● Problem to work on:
All the data should be repeated exactly. Any image in it is left out.

● Provided material:
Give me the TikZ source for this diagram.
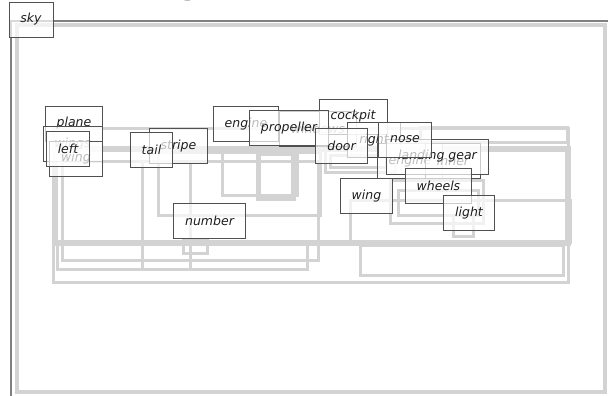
\documentclass[tikz,border=0pt]{standalone}
\usepackage{fontspec}
\setmainfont{DejaVu Sans}
\begin{document}
\begin{tikzpicture}[x=1pt,y=-1pt,
  grp/.style={draw={rgb,255:red,211;green,211;blue,211},line width=#1},
  grp/.default=3,
  nd/.style={draw={rgb,255:red,80;green,80;blue,80},line width=0.8pt,fill=white,fill opacity=0.7,text opacity=1,
    text={rgb,255:red,30;green,30;blue,30},font=\fontsize{12.5}{14}\selectfont\itshape,
    minimum height=35pt,inner xsep=11.5pt,inner ysep=0pt},
]
\useasboundingbox (0,0) rectangle (608,396);
\clip (0,0) rectangle (608,396);
% partial title glyph
\node[font=\fontsize{34}{34}\selectfont\bfseries,text={rgb,255:red,40;green,40;blue,40},inner sep=0pt,anchor=base] (title) at (190,-6) {g};
% outer frame
\draw[draw={rgb,255:red,128;green,128;blue,128},line width=1.5pt] (11,420) -- (11,21) -- (630,21);
% gray group rectangles
\draw[grp=4] (17,25) rectangle (605,392);
\draw[grp] (53,128) rectangle (568,282);
\draw[grp=6] (55,149) rectangle (568,243);
\draw[grp] (62,161) rectangle (318,260);
\draw[grp] (57,243) rectangle (307,269);
\draw[grp] (142,161) rectangle (190,269);
\draw[grp] (158,152) rectangle (320,215);
\draw[grp] (222,150) rectangle (297,195);
\draw[grp=5] (258,153) rectangle (293,198);
\draw[grp] (183,239) rectangle (207,253);
\draw[grp] (360,245) rectangle (563,275);
\draw[grp] (350,200) rectangle (570,242);
\draw[grp] (420,127) rectangle (567,142);
\draw[grp] (390,180) rectangle (483,223);
\draw[grp] (398,190) rectangle (478,215);
\draw[grp] (453,215) rectangle (473,236);
\draw[grp] (325,150) rectangle (395,172);
\draw[grp] (330,155) rectangle (386,167);
% nodes
\node[nd] (sky) at (31,19.5) {sky};
\node[nd] (plane) at (74,123.5) {plane};
\node[nd] (wings) at (72.5,144) {wings};
\node[nd] (wingA) at (76,158.5) {wing};
\node[nd] (left) at (68,148.5) {left};
\node[nd] (stripe) at (178.5,146) {stripe};
\node[nd] (tail) at (151.5,150) {tail};
\node[nd] (windows) at (318,129) {windows};
\node[nd] (cockpit) at (353,116.5) {cockpit};
\node[nd] (engine) at (246,124) {engine};
\node[nd] (propeller) at (289,128) {propeller};
\node[nd] (right) at (374,140) {right};
\node[nd] (door) at (341.5,145.5) {door};
\node[nd] (engineB) at (410,161) {engine};
\node[nd] (inner) at (453,161) {inner};
\node[nd] (landing) at (437.5,156.5) {landing gear};
\node[nd] (nose) at (405,139.5) {nose};
\node[nd] (wheels) at (438.5,185.5) {wheels};
\node[nd] (wingB) at (366.5,196) {wing};
\node[nd] (light) at (469,213) {light};
\node[nd] (number) at (209.5,221) {number};
\end{tikzpicture}
\end{document}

● Task result:
Give me the TikZ source for this diagram.
\documentclass[tikz,border=0pt]{standalone}
\usepackage{fontspec}
\setmainfont{DejaVu Sans}
\begin{document}
\begin{tikzpicture}[x=1pt,y=-1pt,
  grp/.style={draw={rgb,255:red,211;green,211;blue,211},line width=#1},
  grp/.default=3,
  nd/.style={draw={rgb,255:red,80;green,80;blue,80},line width=0.8pt,fill=white,fill opacity=0.7,text opacity=1,
    text={rgb,255:red,30;green,30;blue,30},font=\fontsize{12.5}{14}\selectfont\itshape,
    minimum height=35pt,inner xsep=11.5pt,inner ysep=0pt},
]
\useasboundingbox (0,0) rectangle (608,396);
\clip (0,0) rectangle (608,396);
% partial title glyph
\node[font=\fontsize{34}{34}\selectfont\bfseries,text={rgb,255:red,40;green,40;blue,40},inner sep=0pt,anchor=base] (title) at (190,-6) {g};
% outer frame
\draw[draw={rgb,255:red,128;green,128;blue,128},line width=1.5pt] (11,420) -- (11,21) -- (630,21);
% gray group rectangles
\draw[grp=4] (17,25) rectangle (605,392);
\draw[grp] (53,128) rectangle (568,282);
\draw[grp=6] (55,149) rectangle (568,243);
\draw[grp] (62,161) rectangle (318,260);
\draw[grp] (57,243) rectangle (307,269);
\draw[grp] (142,161) rectangle (190,269);
\draw[grp] (158,152) rectangle (320,215);
\draw[grp] (222,150) rectangle (297,195);
\draw[grp=5] (258,153) rectangle (293,198);
\draw[grp] (183,239) rectangle (207,253);
\draw[grp] (360,245) rectangle (563,275);
\draw[grp] (350,200) rectangle (570,242);
\draw[grp] (420,127) rectangle (567,142);
\draw[grp] (390,180) rectangle (483,223);
\draw[grp] (398,190) rectangle (478,215);
\draw[grp] (453,215) rectangle (473,236);
\draw[grp] (325,150) rectangle (395,172);
\draw[grp] (330,155) rectangle (386,167);
% nodes
\node[nd] (sky) at (31,19.5) {sky};
\node[nd] (plane) at (74,123.5) {plane};
\node[nd] (wings) at (72.5,144) {wings};
\node[nd] (wingA) at (76,158.5) {wing};
\node[nd] (left) at (68,148.5) {left};
\node[nd] (stripe) at (178.5,146) {stripe};
\node[nd] (tail) at (151.5,150) {tail};
\node[nd] (windows) at (318,129) {windows};
\node[nd] (cockpit) at (353,116.5) {cockpit};
\node[nd] (engine) at (246,124) {engine};
\node[nd] (propeller) at (289,128) {propeller};
\node[nd] (right) at (374,140) {right};
\node[nd] (door) at (341.5,145.5) {door};
\node[nd] (engineB) at (410,161) {engine};
\node[nd] (inner) at (453,161) {inner};
\node[nd] (landing) at (437.5,156.5) {landing gear};
\node[nd] (nose) at (405,139.5) {nose};
\node[nd] (wheels) at (438.5,185.5) {wheels};
\node[nd] (wingB) at (366.5,196) {wing};
\node[nd] (light) at (469,213) {light};
\node[nd] (number) at (209.5,221) {number};
\end{tikzpicture}
\end{document}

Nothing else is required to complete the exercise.